AIモデルの精度に大きな影響を及ぼす画像メタデータの質と量も特筆に値する。
データセットから1つ例をとってみたい。
この画像には、画像の内容、概念、感情、場所など、非常に詳細で構造化されたメタデータが付与されている。たとえば、「交通事故現場での救助活動」という一枚の画像に対し、「交通」「事故」「救助」「安全」「危険」といった概念的なタグから、「オレンジ色」「水平方向の構図」といった視覚的要素、さらには「フラストレーション」「悲しみ」といった感情的要素まで、多岐にわたる情報が含まれているのだ。これは一般的なデータセットでは見られない細かさと言えるだろう。
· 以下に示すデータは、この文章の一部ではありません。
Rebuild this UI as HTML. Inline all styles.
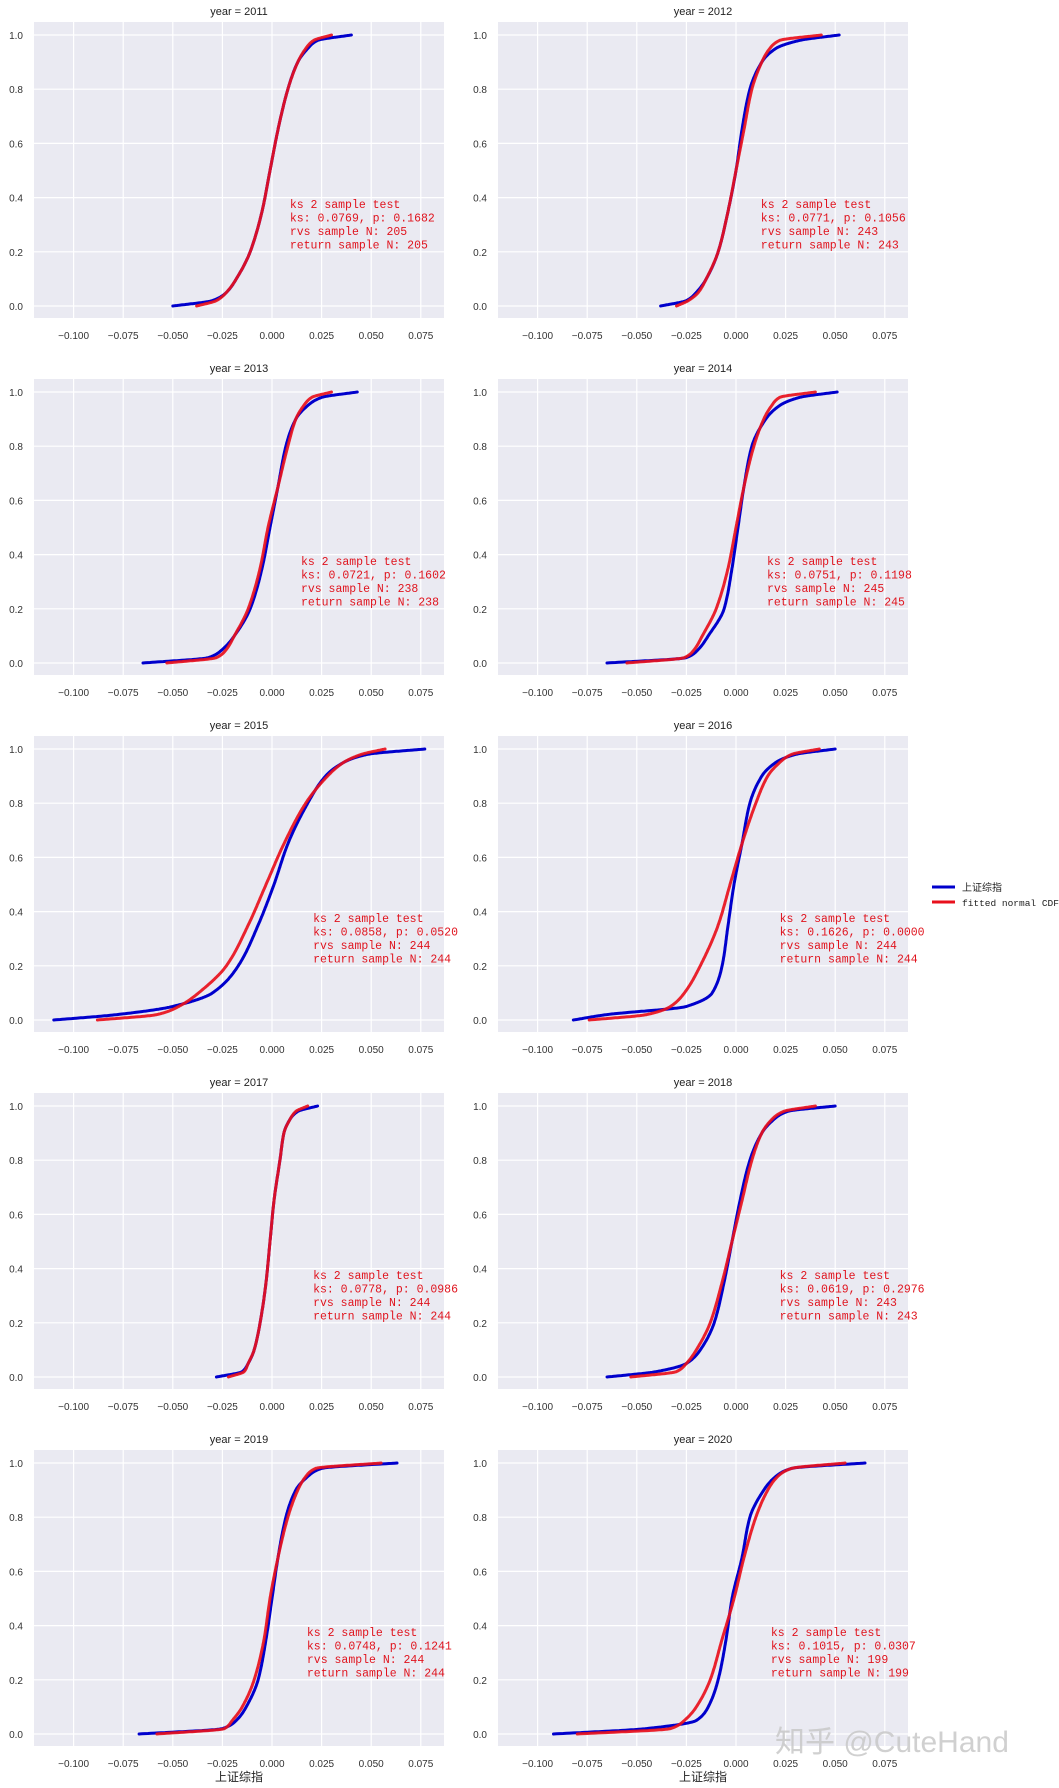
<!DOCTYPE html>
<html><head><meta charset="utf-8">
<style>
html,body{margin:0;padding:0;background:#fff;}
svg{display:block;}
</style></head>
<body>
<svg id="chart" width="1059" height="1788" viewBox="0 0 1059 1788" xmlns="http://www.w3.org/2000/svg" font-family="'Liberation Sans','Noto Sans CJK SC',sans-serif"></svg>
<script>
const years = [2011,2012,2013,2014,2015,2016,2017,2018,2019,2020];
const levels = [0,0.02,0.05,0.1,0.2,0.35,0.5,0.65,0.8,0.9,0.95,0.98,1];
const blueX = [
 [-0.050,-0.030,-0.023,-0.018,-0.011,-0.005,-0.001,0.003,0.008,0.013,0.018,0.023,0.040],
 [-0.038,-0.025,-0.020,-0.015,-0.009,-0.004,0.000,0.003,0.007,0.013,0.020,0.032,0.052],
 [-0.065,-0.032,-0.025,-0.019,-0.011,-0.005,-0.001,0.003,0.007,0.012,0.018,0.025,0.043],
 [-0.065,-0.025,-0.019,-0.014,-0.006,-0.002,0.001,0.004,0.008,0.015,0.022,0.032,0.051],
 [-0.110,-0.078,-0.050,-0.030,-0.017,-0.007,0.001,0.008,0.018,0.027,0.036,0.048,0.077],
 [-0.082,-0.065,-0.025,-0.012,-0.007,-0.004,-0.001,0.003,0.007,0.013,0.020,0.030,0.050],
 [-0.028,-0.015,-0.012,-0.009,-0.006,-0.003,-0.001,0.001,0.004,0.006,0.009,0.013,0.023],
 [-0.065,-0.040,-0.025,-0.018,-0.011,-0.006,-0.002,0.002,0.007,0.013,0.019,0.026,0.050],
 [-0.067,-0.025,-0.018,-0.013,-0.007,-0.003,0.000,0.003,0.007,0.012,0.018,0.025,0.063],
 [-0.092,-0.045,-0.020,-0.014,-0.009,-0.005,-0.002,0.003,0.007,0.014,0.020,0.028,0.065]
];
const redX = [
 [-0.038,-0.028,-0.023,-0.018,-0.011,-0.005,-0.001,0.003,0.008,0.013,0.017,0.021,0.030],
 [-0.030,-0.024,-0.019,-0.015,-0.009,-0.004,0.000,0.004,0.008,0.013,0.017,0.022,0.043],
 [-0.053,-0.028,-0.023,-0.019,-0.012,-0.006,-0.002,0.003,0.008,0.012,0.016,0.020,0.030],
 [-0.055,-0.026,-0.021,-0.017,-0.010,-0.004,0.000,0.004,0.009,0.014,0.018,0.022,0.040],
 [-0.088,-0.058,-0.047,-0.037,-0.023,-0.012,-0.003,0.006,0.017,0.028,0.036,0.045,0.057],
 [-0.074,-0.045,-0.033,-0.026,-0.018,-0.009,-0.003,0.003,0.010,0.016,0.022,0.028,0.042],
 [-0.022,-0.014,-0.012,-0.009,-0.006,-0.003,-0.001,0.001,0.004,0.006,0.009,0.012,0.018],
 [-0.053,-0.030,-0.025,-0.020,-0.013,-0.007,-0.002,0.003,0.008,0.013,0.018,0.024,0.040],
 [-0.058,-0.024,-0.020,-0.015,-0.009,-0.004,-0.001,0.003,0.008,0.013,0.017,0.022,0.055],
 [-0.080,-0.033,-0.026,-0.020,-0.013,-0.007,-0.001,0.004,0.010,0.016,0.021,0.028,0.055]
];
const ksVals = ["0.0769","0.0771","0.0721","0.0751","0.0858","0.1626","0.0778","0.0619","0.0748","0.1015"];
const pVals = ["0.1682","0.1056","0.1602","0.1198","0.0520","0.0000","0.0986","0.2976","0.1241","0.0307"];
const sampleN = [205,243,238,245,244,244,244,243,244,199];
const annotX = [0.009,0.0125,0.0146,0.0156,0.0207,0.022,0.0207,0.022,0.0176,0.0176];
const xTicks = [-0.1,-0.075,-0.05,-0.025,0,0.025,0.05,0.075];
const xTickLabels = ["\u22120.100","\u22120.075","\u22120.050","\u22120.025","0.000","0.025","0.050","0.075"];
const yTicks = [0,0.2,0.4,0.6,0.8,1.0];
const yTickLabels = ["0.0","0.2","0.4","0.6","0.8","1.0"];

const NS="http://www.w3.org/2000/svg";
const svg=document.getElementById('chart');
function mk(tag,attrs,parent){const e=document.createElementNS(NS,tag);for(const k in attrs)e.setAttribute(k,attrs[k]);(parent||svg).appendChild(e);return e;}
const PW=410,PH=296;
// monotone cubic interpolation of x as function of y
function monotone(ys,xs){
  const n=ys.length,d=[],m=new Array(n);
  for(let i=0;i<n-1;i++)d.push((xs[i+1]-xs[i])/(ys[i+1]-ys[i]));
  m[0]=d[0];m[n-1]=d[n-2];
  for(let i=1;i<n-1;i++){m[i]=(d[i-1]*d[i]<=0)?0:2/(1/d[i-1]+1/d[i]);}
  return function(y){
    let i=0;while(i<n-2&&y>ys[i+1])i++;
    const h=ys[i+1]-ys[i],t=(y-ys[i])/h,t2=t*t,t3=t2*t;
    return (2*t3-3*t2+1)*xs[i]+(t3-2*t2+t)*h*m[i]+(-2*t3+3*t2)*xs[i+1]+(t3-t2)*h*m[i+1];
  };
}
function curvePath(xs,sx,sy){
  const f=monotone(levels,xs);
  const pts=[];
  for(let k=0;k<levels.length-1;k++){
    for(let j=0;j<30;j++){const y=levels[k]+(levels[k+1]-levels[k])*j/30;pts.push([sx(f(y)),sy(y)]);}
  }
  pts.push([sx(xs[xs.length-1]),sy(1)]);
  return 'M'+pts.map(p=>p[0].toFixed(1)+','+p[1].toFixed(1)).join(' L');
}
years.forEach((yr,i)=>{
  const c=i%2,r=Math.floor(i/2);
  const px0=34+c*464,py0=22+r*357;
  const sx=v=>px0+238+v*1984;
  const sy=v=>py0+284-v*271;
  const g=mk('g',{});
  
  
  const bg=mk('rect',{x:px0,y:py0,width:PW,height:PH,fill:'#eaeaf2'},g);
  
  
  xTicks.forEach((t,k)=>{
    mk('line',{x1:sx(t),x2:sx(t),y1:py0,y2:py0+PH,stroke:'#fff','stroke-width':1.2},g);
    const tl=mk('text',{x:sx(t),y:py0+PH+21,'font-size':10,fill:'#333','text-anchor':'middle'},g);
    tl.textContent=xTickLabels[k];
    
    
  });
  yTicks.forEach((t,k)=>{
    mk('line',{x1:px0,x2:px0+PW,y1:sy(t),y2:sy(t),stroke:'#fff','stroke-width':1.2},g);
    const tl=mk('text',{x:px0-11,y:sy(t)+4,'font-size':10,fill:'#333','text-anchor':'end'},g);
    tl.textContent=yTickLabels[k];
    
    
  });
  const title=mk('text',{x:px0+205,y:py0-7,'font-size':11,fill:'#222','text-anchor':'middle'},g);
  title.textContent='year = '+yr;
  
  
  const bp=mk('path',{d:curvePath(blueX[i],sx,sy),fill:'none',stroke:'#0000cc','stroke-width':3,'stroke-linecap':'round','stroke-linejoin':'round'},g);
  
  
  const rp=mk('path',{d:curvePath(redX[i],sx,sy),fill:'none',stroke:'#e8101c','stroke-width':3,'stroke-linecap':'round','stroke-linejoin':'round','stroke-opacity':0.92},g);
  
  
  const lines=['ks 2 sample test','ks: '+ksVals[i]+', p: '+pVals[i],'rvs sample N: '+sampleN[i],'return sample N: '+sampleN[i]];
  const at=mk('text',{'font-family':"'Liberation Mono',monospace",'font-size':11.5,fill:'#e0141e'},g);
  
  
  lines.forEach((s,k)=>{const ts=mk('tspan',{x:sx(annotX[i]),y:sy(0.38-0.05*k)+5},at);ts.textContent=s;});
});
[239,703].forEach(x=>{
  const t=mk('text',{x:x,y:1781,'font-size':12,fill:'#222','text-anchor':'middle'});
  t.textContent='上证综指';
  
  
});
const lg=mk('g',{});


mk('line',{x1:932,x2:955,y1:887,y2:887,stroke:'#0000cc','stroke-width':3},lg);
const l1=mk('text',{x:962,y:891,'font-size':10,fill:'#222'},lg);l1.textContent='上证综指';


mk('line',{x1:932,x2:955,y1:902,y2:902,stroke:'#e8101c','stroke-width':3},lg);
const l2=mk('text',{x:962,y:906,'font-size':9.5,fill:'#222','font-family':"'Liberation Mono',monospace"},lg);l2.textContent='fitted normal CDF';


const wm=mk('text',{x:775,y:1752,'font-size':30,fill:'#c8c8c8','fill-opacity':0.85});
wm.textContent='知乎 @CuteHand';


</script>
</body></html>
商業利用の安全性も無視できない特徴だろう。Getty Imagesは著作権管理に定評があり、このデータセットは商業利用を前提に構築されている。一般的なデータセットでは著作権の問題が生じる可能性があるが、このデータセットではその心配はほとんどない。これは、AIを用いた商用サービスの開発において大きな利点となるはずだ。
Getty Imagesを筆頭に、データ品質の向上を目指す動きは今後さらに活発化することが予想される。データ品質の向上にともない、AIの精度がどこまで高まるのかが注目される。